Solution Explanation: Finding the Leftmost Column with at Least a One

This problem involves finding the index of the leftmost column in a row-sorted binary matrix that contains at least one '1'. The challenge is that you can't directly access the matrix; you must use a BinaryMatrix interface with get(row, col) and dimensions() methods. The solution uses a binary search approach for optimal efficiency.

Approach:

  1. Get Dimensions: First, retrieve the matrix dimensions (rows and columns) using binaryMatrix.dimensions().

  2. Iterate Through Rows: Iterate through each row of the matrix.

  3. Binary Search in Each Row: For each row, perform a binary search to find the index of the leftmost '1'. Binary search is ideal here because the rows are sorted.

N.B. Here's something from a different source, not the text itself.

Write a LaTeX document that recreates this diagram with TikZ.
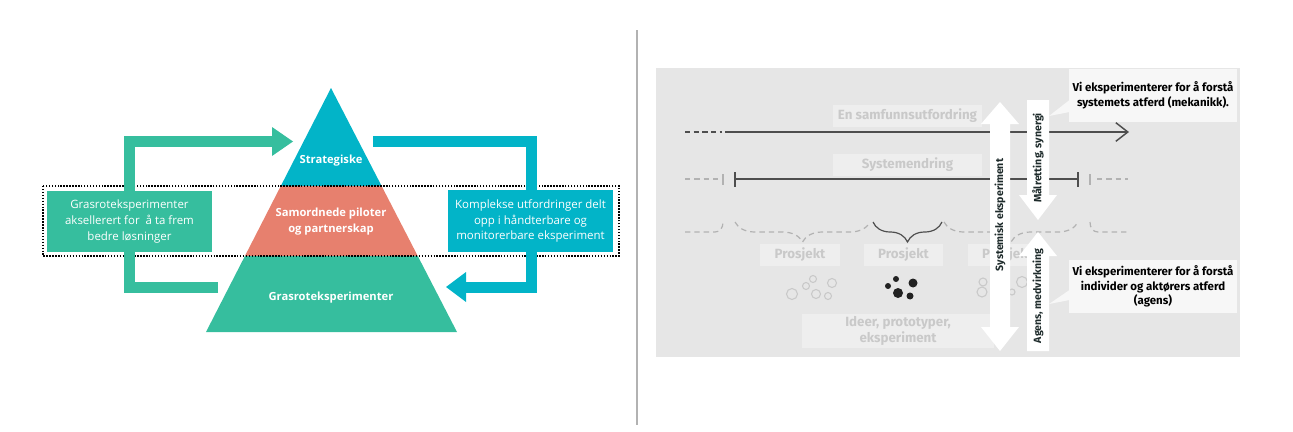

  4. Track Minimum Index: Keep track of the minimum index (leftmost column) found across all rows.

  5. Handle No Ones: If no '1' is found in any row, return -1. Otherwise, return the minimum index.

Time Complexity: O(M * log N), where M is the number of rows and N is the number of columns. The outer loop iterates M times, and the binary search in each row takes O(log N) time.

Space Complexity: O(1). The algorithm uses a constant amount of extra space.

Code Implementation (Python):

# """
# This is BinaryMatrix's API interface.
# You should not implement it, or speculate about its implementation
# """
# class BinaryMatrix(object):
#    def get(self, row: int, col: int) -> int:
#    def dimensions(self) -> list[]:
 
import bisect
 
class Solution:
    def leftMostColumnWithOne(self, binaryMatrix: "BinaryMatrix") -> int:
        rows, cols = binaryMatrix.dimensions()
        leftmost_one = cols  # Initialize with a value larger than any possible index
 
        for row in range(rows):
            #Use bisect_left for efficient search of the leftmost 1
            index = bisect_left(range(cols), 1, key=lambda col: binaryMatrix.get(row, col))
            #Update the leftmost_one only if a 1 is found in the current row and it's to the left of the current leftmost_one
            if index < cols and index < leftmost_one :
                leftmost_one = index
 
 
        return leftmost_one if leftmost_one < cols else -1

Code Implementation (Java):

/**
 * // This is the BinaryMatrix's API interface.
 * // You should not implement it, or speculate about its implementation
 * interface BinaryMatrix {
 *     public int get(int row, int col) {}
 *     public List<Integer> dimensions {}
 * };
 */
 
class Solution {
    public int leftMostColumnWithOne(BinaryMatrix binaryMatrix) {
        List<Integer> dims = binaryMatrix.dimensions();
        int rows = dims.get(0);
        int cols = dims.get(1);
        int leftmostOne = cols;
 
        for (int i = 0; i < rows; i++) {
            int left = 0;
            int right = cols -1;
            int index = -1; // Initialize index to -1
 
            while(left <= right){
                int mid = left + (right - left)/2;
                if(binaryMatrix.get(i, mid) == 1){
                    index = mid; //Found a 1, update index
                    right = mid -1; //Search in the left half to find the leftmost 1
                } else {
                    left = mid + 1; // Search in the right half
                }
            }
            if(index != -1 && index < leftmostOne){
                leftmostOne = index;
            }
 
        }
 
        return leftmostOne == cols ? -1 : leftmostOne;
    }
}

Other Languages: The same approach can be implemented effectively in other languages like C++, Go, JavaScript, TypeScript, and C# using their respective binary search mechanisms (e.g., lower_bound in C++, sort.Search in Go). The core logic remains consistent across all implementations.